• Profile picture of margot

    margot 2024-04-05 21:46:52 UTC

    I’ve been here for two years.
    April 5th, 2022. It doesn’t say that if you check this profile. This is my alternate account, since I lost my main account. Want a real idea of my life on this site, check my actual profile. Anomaly. It’s weird, since two years in days is 730 days, yet the profile says 731, even though I joined today, two years ago. But yeah. I joined on April 5th, 2022. I have been a member for 731 days, and I’m the 102,691st person to register an account.

    I wanted to make this bigger. I wanted to ping some friends, I wanted to tell them how appreciative I am of all they’ve done for me, all I’ve created. I will, just without the pings. Didn’t want to bother anyone with that. Now, this site has changed me.

    I used to be Christian. I was straight. I used to argue with strangers on the internet. I was an idiot, really. Said stupid stuff I still think about and It makes me want to gouge my eyes out. I used to get mad about memes about the Beatles, starting off with a massive argument. I regret that, but I still fucking hate Invader.

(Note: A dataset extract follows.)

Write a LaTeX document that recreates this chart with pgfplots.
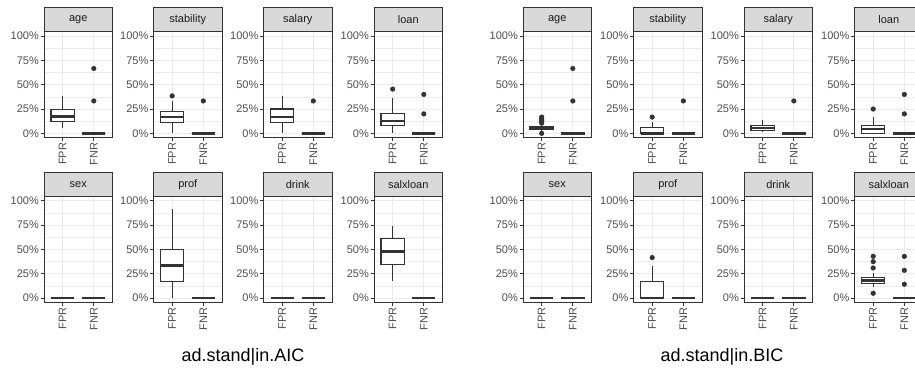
\documentclass[border=0pt]{standalone}
\usepackage{fontspec}
\setmainfont{Liberation Sans}
\usepackage{pgfplots}
\pgfplotsset{compat=1.18}
\definecolor{g10}{HTML}{1A1A1A}
\definecolor{g20}{HTML}{333333}
\definecolor{g30}{HTML}{4D4D4D}
\definecolor{g85}{HTML}{D9D9D9}
\definecolor{g92}{HTML}{EBEBEB}
\pgfplotsset{
  panel/.style={
    scale only axis, width=68.5pt, height=106pt, anchor=north west,
    xmin=0.4, xmax=2.6, ymin=-0.045, ymax=1.045,
    xtick={1,2}, xticklabels={FPR,FNR},
    ytick={0,0.25,0.5,0.75,1}, yticklabels={0\%,25\%,50\%,75\%,100\%},
    minor ytick={0.125,0.375,0.625,0.875},
    grid=both,
    major grid style={g92, line width=1pt},
    minor grid style={g92, line width=0.55pt},
    axis line style={g20, line width=0.9pt},
    tick style={g20, line width=0.9pt},
    major tick length=3.5pt, minor tick length=0pt,
    tick align=outside, tick pos=left,
    ticklabel style={font=\fontsize{11}{13}\selectfont, text=g30, inner sep=1.5pt},
    xticklabel style={rotate=90, anchor=east},
    every axis title/.style={at={(0.5,1)}, anchor=south, fill=g85, draw=g20, line width=0.9pt,
      minimum width=68.5pt, minimum height=23.5pt, inner sep=0pt, text=g10,
      font=\fontsize{11}{13}\selectfont},
  },
  wh/.style={g20, line width=1.1pt},
  bxs/.style={draw=g20, fill=white, line width=1.1pt, line join=miter},
  md/.style={g20, line width=2.6pt},
  ol/.style={only marks, mark=*, mark size=2.3pt, g20, mark options={fill=g20, draw=g20, line width=0.5pt, solid}},
}
\begin{document}
\begin{tikzpicture}
\path[use as bounding box] (0pt,0pt) rectangle (915pt,-375pt);
% ===================== ad.stand|in.AIC =====================
\begin{axis}[panel, at={(44pt,-31.7pt)}, title={age}]
\addplot[wh] coordinates {(1,0.05) (1,0.38)};
\addplot[bxs] coordinates {(0.625,0.125) (1.375,0.125) (1.375,0.244) (0.625,0.244)} -- cycle;
\addplot[md] coordinates {(0.625,0.176) (1.375,0.176)};
\addplot[bxs] coordinates {(1.625,0) (2.375,0) (2.375,0) (1.625,0)} -- cycle;
\addplot[md] coordinates {(1.625,0) (2.375,0)};
\addplot[ol] coordinates {(2,0.333) (2,0.667)};
\end{axis}
\begin{axis}[panel, at={(153.5pt,-31.7pt)}, title={stability}]
\addplot[wh] coordinates {(1,0) (1,0.333)};
\addplot[bxs] coordinates {(0.625,0.111) (1.375,0.111) (1.375,0.222) (0.625,0.222)} -- cycle;
\addplot[md] coordinates {(0.625,0.167) (1.375,0.167)};
\addplot[ol] coordinates {(1,0.385)};
\addplot[bxs] coordinates {(1.625,0) (2.375,0) (2.375,0) (1.625,0)} -- cycle;
\addplot[md] coordinates {(1.625,0) (2.375,0)};
\addplot[ol] coordinates {(2,0.333)};
\end{axis}
\begin{axis}[panel, at={(263.5pt,-31.7pt)}, title={salary}]
\addplot[wh] coordinates {(1,0) (1,0.385)};
\addplot[bxs] coordinates {(0.625,0.111) (1.375,0.111) (1.375,0.25) (0.625,0.25)} -- cycle;
\addplot[md] coordinates {(0.625,0.167) (1.375,0.167)};
\addplot[bxs] coordinates {(1.625,0) (2.375,0) (2.375,0) (1.625,0)} -- cycle;
\addplot[md] coordinates {(1.625,0) (2.375,0)};
\addplot[ol] coordinates {(2,0.333)};
\end{axis}
\begin{axis}[panel, at={(374pt,-31.7pt)}, title={loan}]
\addplot[wh] coordinates {(1,0) (1,0.364)};
\addplot[bxs] coordinates {(0.625,0.083) (1.375,0.083) (1.375,0.2) (0.625,0.2)} -- cycle;
\addplot[md] coordinates {(0.625,0.125) (1.375,0.125)};
\addplot[ol] coordinates {(1,0.455)};
\addplot[bxs] coordinates {(1.625,0) (2.375,0) (2.375,0) (1.625,0)} -- cycle;
\addplot[md] coordinates {(1.625,0) (2.375,0)};
\addplot[ol] coordinates {(2,0.2) (2,0.4)};
\end{axis}
\begin{axis}[panel, at={(44pt,-196.5pt)}, title={sex}]
\addplot[md] coordinates {(0.625,0) (1.375,0)};
\addplot[md] coordinates {(1.625,0) (2.375,0)};
\end{axis}
\begin{axis}[panel, at={(153.5pt,-196.5pt)}, title={prof}]
\addplot[wh] coordinates {(1,0) (1,0.917)};
\addplot[bxs] coordinates {(0.625,0.167) (1.375,0.167) (1.375,0.5) (0.625,0.5)} -- cycle;
\addplot[md] coordinates {(0.625,0.333) (1.375,0.333)};
\addplot[md] coordinates {(1.625,0) (2.375,0)};
\end{axis}
\begin{axis}[panel, at={(263.5pt,-196.5pt)}, title={drink}]
\addplot[md] coordinates {(0.625,0) (1.375,0)};
\addplot[md] coordinates {(1.625,0) (2.375,0)};
\end{axis}
\begin{axis}[panel, at={(374pt,-196.5pt)}, title={salxloan}]
\addplot[wh] coordinates {(1,0.18) (1,0.74)};
\addplot[bxs] coordinates {(0.625,0.35) (1.375,0.35) (1.375,0.61) (0.625,0.61)} -- cycle;
\addplot[md] coordinates {(0.625,0.48) (1.375,0.48)};
\addplot[md] coordinates {(1.625,0) (2.375,0)};
\end{axis}
% ===================== ad.stand|in.BIC =====================
\begin{axis}[panel, at={(523pt,-31.7pt)}, title={age}]
\addplot[wh] coordinates {(1,0.025) (1,0.09)};
\addplot[bxs] coordinates {(0.625,0.04) (1.375,0.04) (1.375,0.067) (0.625,0.067)} -- cycle;
\addplot[md] coordinates {(0.625,0.053) (1.375,0.053)};
\addplot[ol] coordinates {(1,0) (1,0.105) (1,0.118) (1,0.133) (1,0.15) (1,0.167)};
\addplot[md] coordinates {(1.625,0) (2.375,0)};
\addplot[ol] coordinates {(2,0.333) (2,0.667)};
\end{axis}
\begin{axis}[panel, at={(633.5pt,-31.7pt)}, title={stability}]
\addplot[wh] coordinates {(1,0) (1,0.118)};
\addplot[bxs] coordinates {(0.625,0) (1.375,0) (1.375,0.059) (0.625,0.059)} -- cycle;
\addplot[md] coordinates {(0.625,0) (1.375,0)};
\addplot[ol] coordinates {(1,0.167)};
\addplot[md] coordinates {(1.625,0) (2.375,0)};
\addplot[ol] coordinates {(2,0.333)};
\end{axis}
\begin{axis}[panel, at={(744pt,-31.7pt)}, title={salary}]
\addplot[wh] coordinates {(1,0.01) (1,0.138)};
\addplot[bxs] coordinates {(0.625,0.03) (1.375,0.03) (1.375,0.083) (0.625,0.083)} -- cycle;
\addplot[md] coordinates {(0.625,0.056) (1.375,0.056)};
\addplot[md] coordinates {(1.625,0) (2.375,0)};
\addplot[ol] coordinates {(2,0.333)};
\end{axis}
\begin{axis}[panel, at={(854.5pt,-31.7pt)}, title={loan}]
\addplot[wh] coordinates {(1,0) (1,0.167)};
\addplot[bxs] coordinates {(0.625,0) (1.375,0) (1.375,0.083) (0.625,0.083)} -- cycle;
\addplot[md] coordinates {(0.625,0.045) (1.375,0.045)};
\addplot[ol] coordinates {(1,0.25)};
\addplot[md] coordinates {(1.625,0) (2.375,0)};
\addplot[ol] coordinates {(2,0.2) (2,0.4)};
\end{axis}
\begin{axis}[panel, at={(523pt,-196.5pt)}, title={sex}]
\addplot[md] coordinates {(0.625,0) (1.375,0)};
\addplot[md] coordinates {(1.625,0) (2.375,0)};
\end{axis}
\begin{axis}[panel, at={(633.5pt,-196.5pt)}, title={prof}]
\addplot[wh] coordinates {(1,0) (1,0.333)};
\addplot[bxs] coordinates {(0.625,0) (1.375,0) (1.375,0.167) (0.625,0.167)} -- cycle;
\addplot[md] coordinates {(0.625,0) (1.375,0)};
\addplot[ol] coordinates {(1,0.417)};
\addplot[md] coordinates {(1.625,0) (2.375,0)};
\end{axis}
\begin{axis}[panel, at={(744pt,-196.5pt)}, title={drink}]
\addplot[md] coordinates {(0.625,0) (1.375,0)};
\addplot[md] coordinates {(1.625,0) (2.375,0)};
\end{axis}
\begin{axis}[panel, at={(854.5pt,-196.5pt)}, title={salxloan}]
\addplot[wh] coordinates {(1,0.11) (1,0.26)};
\addplot[bxs] coordinates {(0.625,0.15) (1.375,0.15) (1.375,0.21) (0.625,0.21)} -- cycle;
\addplot[md] coordinates {(0.625,0.18) (1.375,0.18)};
\addplot[ol] coordinates {(1,0.05) (1,0.31) (1,0.375) (1,0.43)};
\addplot[md] coordinates {(1.625,0) (2.375,0)};
\addplot[ol] coordinates {(2,0.143) (2,0.286) (2,0.429)};
\end{axis}
\node[font=\fontsize{18}{21}\selectfont] at (243pt,-357pt) {ad.stand|in.AIC};
\node[font=\fontsize{18}{21}\selectfont] at (722pt,-357pt) {ad.stand|in.BIC};
\end{tikzpicture}
\end{document}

    I’m an atheist now. I go both ways now. I don’t argue often, try my best to be as open as I can without seeming dense or idiotic. I’m still an idiot, though. I say stupid stuff every day. Only difference is that this time, it’s in private on Discord with my friends. Speaking of—

    I could say a lot of things about this site. About how it’s changing, about how it’s getting worse. I won’t, though. Everyone can have their own conclusions. It’s mostly because of the new, younger users, and everyone can have their own thoughts and actions. Personally, I don’t like children. I don’t want to be negative or cynical about this site because it’s given me something I never thought I deserved, really.

    Friends. Where do I begin? If I do, I’ll never stop. So, I’ll just get into it without theatrics. If I list It, someone’s going to get left out. If you’re reading this, you know who you are. Thank you all so much, really. Everything you’ve done for me, all the things we did together. The stupid stuff, the sincere talks, just—everything. Thank you for creating with me. Thank you for reading my awful writing and being there for all these projects I never finished. I love you guys, and I love this site. I wouldn’t be who I am now without it.